The bigger problem is the style and bias. Klosterman's "KYTL" is introspective. Bryson comes across as jolly and curious. Vowell is morbid, neurotic, and unabashedly political partisan. The book is full of tangents about President Bush II and the Iraq War; at times it feels more like a cable news op-ed piece than travels to historical locations. There is also plenty of white guilt, relating in part to the author's Cherokee ancestors.
This book is too dark and serious for lighthearted reading and not scholarly, informative, or unbiased enough for serious reading. If you like Vowell's sense of humor and her politics then you'll probably enjoy this book, but I don't and I didn't. (Lest I give the wrong impression, I'm no fan of Fox News either. I generally dislike authors who wear their political bias on their proverbial sleeve - or in this case, as their whole dress.)

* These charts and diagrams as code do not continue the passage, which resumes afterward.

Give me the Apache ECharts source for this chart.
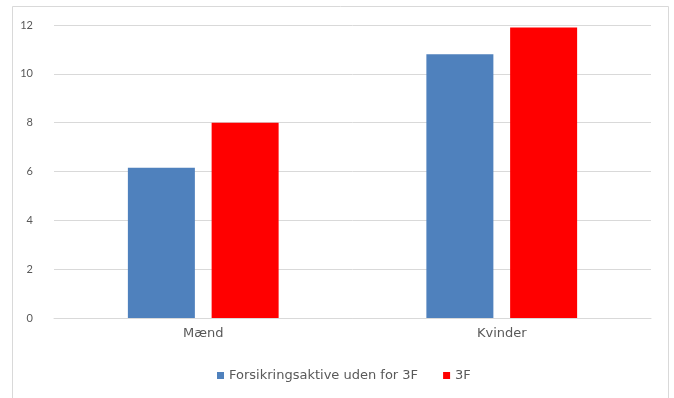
<!DOCTYPE html>
<html>
<head>
<meta charset="utf-8">
<script src="https://cdn.jsdelivr.net/npm/echarts@6/dist/echarts.min.js"></script>
<style>
  html, body { margin: 0; padding: 0; background: #fff; }
  #chart { width: 674px; height: 398px; }
</style>
</head>
<body>
<div id="chart"></div>
<script>
// Categories and series values
const categories = ['Mænd', 'Kvinder'];
const seriesNames = ['Forsikringsaktive uden for 3F', '3F'];
const outside3F = [6.15, 10.8];
const members3F = [8.0, 11.9];
const yTicks = [0, 2, 4, 6, 8, 10, 12];

const chart = echarts.init(document.getElementById('chart'), null, { renderer: 'canvas' });

const textColor = '#595959';
const labelFont = '"DejaVu Sans", sans-serif';
const tickFont = 'Lato, "Open Sans", sans-serif';

chart.setOption({
  animation: false,
  backgroundColor: '#ffffff',
  graphic: [
    {
      type: 'rect',
      shape: { x: 12.5, y: 6.5, width: 656, height: 420 },
      style: { fill: 'none', stroke: '#d9d9d9', lineWidth: 1 },
      silent: true
    }
  ],
  grid: { left: 54, right: 23, top: 25, bottom: 80, containLabel: false },
  legend: {
    data: seriesNames,
    top: 364,
    left: 212,
    itemWidth: 7,
    itemHeight: 7,
    itemGap: 25,
    icon: 'rect',
    textStyle: { color: textColor, fontSize: 13, fontFamily: labelFont }
  },
  xAxis: {
    type: 'category',
    data: categories,
    axisLine: { show: true, lineStyle: { color: '#d9d9d9' } },
    axisTick: { show: false },
    axisLabel: { color: textColor, fontSize: 13, fontFamily: labelFont, margin: 9 }
  },
  yAxis: {
    type: 'value',
    min: yTicks[0],
    max: yTicks[yTicks.length - 1],
    interval: 2,
    axisLine: { show: false },
    axisTick: { show: false },
    axisLabel: { color: textColor, fontSize: 11, fontFamily: tickFont, margin: 21 },
    splitLine: { lineStyle: { color: '#d9d9d9', width: 1 } }
  },
  series: [
    {
      name: seriesNames[0],
      type: 'bar',
      data: outside3F,
      barWidth: 67,
      barGap: '25%',
      itemStyle: { color: '#4f81bd' }
    },
    {
      name: seriesNames[1],
      type: 'bar',
      data: members3F,
      barWidth: 67,
      barGap: '25%',
      itemStyle: { color: '#ff0000' }
    }
  ]
});
</script>
</body>
</html>
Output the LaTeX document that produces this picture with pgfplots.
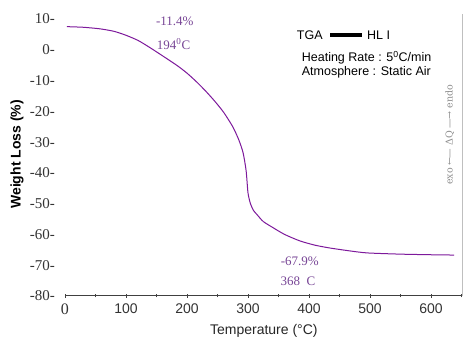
\documentclass[border=0pt]{standalone}
\usepackage{pgfplots}
\pgfplotsset{compat=1.18}
\usepackage{fontspec}
\setmainfont{Liberation Sans}
\newfontfamily\serif{Liberation Serif}
\newfontfamily\dvs{DejaVu Serif}
\definecolor{curve}{RGB}{125,25,155}
\definecolor{anno}{RGB}{120,70,150}
\begin{document}
\begin{tikzpicture}
\begin{axis}[
  at={(0,0)}, anchor=south west,
  scale only axis, width=397.7pt, height=283.2pt,
  xmin=0, xmax=652, ymin=-80, ymax=12,
  axis x line=bottom, axis y line=left,
  x axis line style={-, draw=black!75, line width=1pt},
  y axis line style={draw=none},
  ytick style={draw=none},
  xtick={0,100,...,600},
  minor xtick={50,150,...,650},
  xticklabels={{\serif\fontsize{16}{16}\selectfont\raisebox{-3pt}{0}},100,200,300,400,500,600},
  tick align=center,
  major tick length=4pt, minor tick length=3pt,
  xtick style={draw=black!75, line width=0.8pt},
  xticklabel style={font=\fontsize{14}{14}\selectfont, text=black!80, inner sep=0pt, yshift=-6pt},
  ytick={-80,-70,...,10},
  yticklabel={\pgfmathprintnumber{\tick}-},
  yticklabel style={font=\serif\fontsize{15}{15}\selectfont, text=black!80, inner sep=0pt, xshift=-8pt},
  /pgf/number format/assume math mode=true,
  xlabel={Temperature (\textdegree C)},
  xlabel style={font=\fontsize{14}{14}\selectfont, text=black!85, at={(axis description cs:0.5,0)}, anchor=north, yshift=-25pt},
  ylabel={Weight Loss (\%)},
  ylabel style={font=\bfseries\fontsize{14}{14}\selectfont, at={(axis description cs:-0.1207,0.5)}, anchor=center},
  clip=false,
]
\addplot[color=curve, line width=1pt, smooth, tension=0.4] coordinates {
(3,7.5) (30,7.3) (57,6.8) (80,6.0) (100,4.7) (120,3.0) (140,0.6) (167,-2.9)
(185,-5.3) (200,-7.6) (215,-10.3) (230,-13.3) (245,-16.6) (260,-20.3) (275,-25.0)
(285,-29.3) (292,-33.5) (297,-39.4) (300,-46.5) (304,-50) (309,-52.2) (315,-53.6) (325,-55.8)
(341,-57.8) (360,-60) (385,-62.1) (410,-63.5) (434,-64.4) (465,-65.3) (495,-66.0)
(549,-66.4) (600,-66.6) (638,-66.7)
};
\draw[black!25, line width=1.3pt] (axis cs:652,-80) -- (axis cs:652,11.5);
\node[text=anno, font=\serif\fontsize{13}{13}\selectfont] at (axis cs:180,9.4) {-11.4\%};
\node[text=anno, font=\serif\fontsize{13}{13}\selectfont] at (axis cs:178,1.9) {194\textsuperscript{0}C};
\node[text=anno, font=\serif\fontsize{13}{13}\selectfont] at (axis cs:385,-68.6) {-67.9\%};
\node[text=anno, font=\serif\fontsize{13}{13}\selectfont] at (axis cs:382,-75.2) {368\ \ C};
\node[anchor=west, inner sep=0pt, font=\fontsize{12.5}{12.5}\selectfont] at (axis cs:380,4.8) {TGA};
\draw[black, line width=3.5pt] (axis cs:435,4.8) -- (axis cs:487,4.8);
\node[anchor=west, inner sep=0pt, font=\fontsize{12.5}{12.5}\selectfont] at (axis cs:495,4.8) {HL I};
\node[anchor=west, inner sep=0pt, font=\fontsize{12.5}{12.5}\selectfont] at (axis cs:388,-2.7) {Heating Rate : 5\textsuperscript{0}C/min};
\node[anchor=west, inner sep=0pt, font=\fontsize{12.5}{12.5}\selectfont] at (axis cs:388,-7.2) {Atmosphere : Static Air};
\node[rotate=90, text=black!45, font=\dvs\fontsize{9.5}{9.5}\selectfont] at (axis cs:631,-27.7) {exo ←\kern-1pt— ΔQ —\kern-1pt→ endo};
\end{axis}
\pgfresetboundingbox
\path (-65pt,-54pt) rectangle (402pt,296pt);
\end{tikzpicture}
\end{document}
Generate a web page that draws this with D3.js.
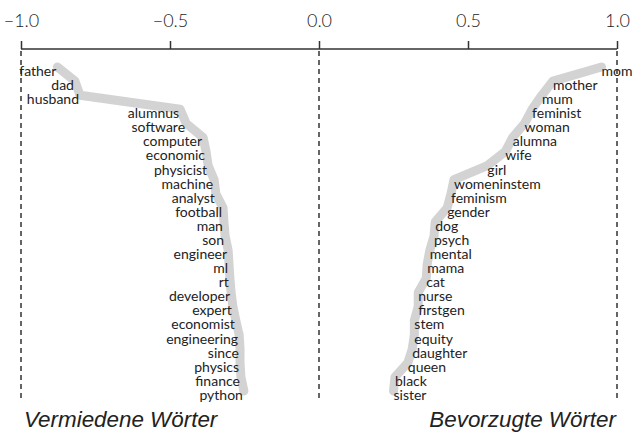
<!DOCTYPE html>
<head>
    <meta charset="UTF-8">
    <title>Wörter</title>
    <style>
        body { margin: 0; background: #fff; }
        text { font-family: Lato, "Open Sans", sans-serif; fill: #222; }
    </style>
</head>
<body>
    <script src="https://d3js.org/d3.v7.min.js"></script>
    <script>
        // vermiedene Wörter (links)
        let leftWords = ["father", "dad", "husband", "alumnus", "software", "computer", "economic", "physicist",
            "machine", "analyst", "football", "man", "son", "engineer", "ml", "rt", "developer", "expert",
            "economist", "engineering", "since", "physics", "finance", "python"]
        let leftValues = [-0.878, -0.819, -0.802, -0.466, -0.446, -0.389, -0.379, -0.372,
            -0.352, -0.346, -0.322, -0.319, -0.315, -0.305, -0.302, -0.299, -0.295, -0.289,
            -0.279, -0.268, -0.265, -0.265, -0.262, -0.252]

        // bevorzugte Wörter (rechts)
        let rightWords = ["mom", "mother", "mum", "feminist", "woman", "alumna", "wife", "girl",
            "womeninstem", "feminism", "gender", "dog", "psych", "mental", "mama", "cat", "nurse",
            "firstgen", "stem", "equity", "daughter", "queen", "black", "sister"]
        let rightValues = [0.948, 0.785, 0.748, 0.715, 0.69, 0.65, 0.625, 0.565,
            0.453, 0.443, 0.43, 0.39, 0.386, 0.372, 0.363, 0.36, 0.333,
            0.333, 0.32, 0.32, 0.313, 0.298, 0.255, 0.25]

        let tickValues = [-1, -0.5, 0, 0.5, 1]

        var width = 634
        var height = 433
        var axisY = 49

        var svg = d3.select("body")
            .append("svg")
            .attr("width", width)
            .attr("height", height)

        var x = d3.scaleLinear().domain([-1, 1]).range([21, 617])
        var y = d3.scaleLinear().domain([0, 23]).range([71, 395])

        // gestrichelte Linien
        svg.selectAll(".guide")
            .data(tickValues.filter(d => d !== 0.5 && d !== -0.5))
            .enter()
            .append("line")
            .attr("x1", d => x(d)).attr("x2", d => x(d))
            .attr("y1", axisY + 2).attr("y2", 400)
            .attr("stroke", "#333")
            .attr("stroke-width", 1.5)
            .attr("stroke-dasharray", "5,4")

        // Achse oben
        var axis = d3.axisTop(x)
            .tickValues(tickValues)
            .tickSize(8)
            .tickPadding(14)
            .tickFormat(d3.format(".1f"))
        var g = svg.append("g")
            .attr("transform", "translate(0," + axisY + ")")
            .call(axis)
        g.select(".domain").attr("stroke", "#333").attr("stroke-width", 1.5).attr("d", "M" + x(-1) + ",0H" + x(1))
        g.selectAll(".tick line").attr("stroke", "#333").attr("stroke-width", 1.5)
        g.selectAll(".tick text")
            .style("font-size", "18px")
            .style("font-weight", 300)
            .attr("fill", "#222")
            .text(d => d3.format(".1f")(d).replace("-", "\u2212"))

        function side(words, values, anchor, dx) {
            var data = words.map((w, i) => ({ w: w, v: values[i], i: i }))
            var line = d3.line()
                .x(d => x(d.v))
                .y(d => y(d.i) - 4)
            svg.append("path")
                .datum(data)
                .attr("d", line)
                .attr("fill", "none")
                .attr("stroke", "#d3d3d3")
                .attr("stroke-width", 9)
                .attr("stroke-linecap", "round")
                .attr("stroke-linejoin", "round")
            svg.append("g").selectAll("text")
                .data(data)
                .enter()
                .append("text")
                .attr("x", d => x(d.v) + dx)
                .attr("y", d => y(d.i))
                .attr("dy", "0.35em")
                .attr("text-anchor", anchor)
                .style("font-size", "14px")
                .text(d => d.w)
        }
        side(leftWords, leftValues, "end", -1)
        side(rightWords, rightValues, "start", 0)

        // Beschriftung unten
        svg.append("text")
            .attr("x", 24).attr("y", 427)
            .style("font-family", "'Liberation Sans', Arial, sans-serif")
            .style("font-size", "22.4px").style("font-style", "italic")
            .attr("fill", "#333")
            .text("Vermiedene Wörter")
        svg.append("text")
            .attr("x", 616).attr("y", 427)
            .attr("text-anchor", "end")
            .style("font-family", "'Liberation Sans', Arial, sans-serif")
            .style("font-size", "22.4px").style("font-style", "italic")
            .attr("fill", "#333")
            .text("Bevorzugte Wörter")
    </script>
</body>
</html>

I leave you with this hideous run-on sentence from pages 130-131:
As a Democrat who voted for Al Gore in the 2000 presidential election, an election suspicious tipped to a tragic Republican victory because of a handful of contest ballots in the state of Florida, I, for one, would never dream of complaining about the votes siphoned in that state by my fellow liberal Ralph Nader, who convinced citizens whose hopes for the country differ little from my own to vote for him, even though had those votes gone to Gore, perhaps those citizens might have spent their free time in the years to come more pleasurably pursuing leisure activities, such as researching the sacrifice of Family Garfield, instead of attending rallies and protests against wars they find objectionable, not to mention the money saved on aspirin alone considering they'll have to pop a couple every time they read the newspaper, wondering if the ap water which they wash down the pills is safe enough to drink considering the corporate polluter lobbyists now employed at the EPA.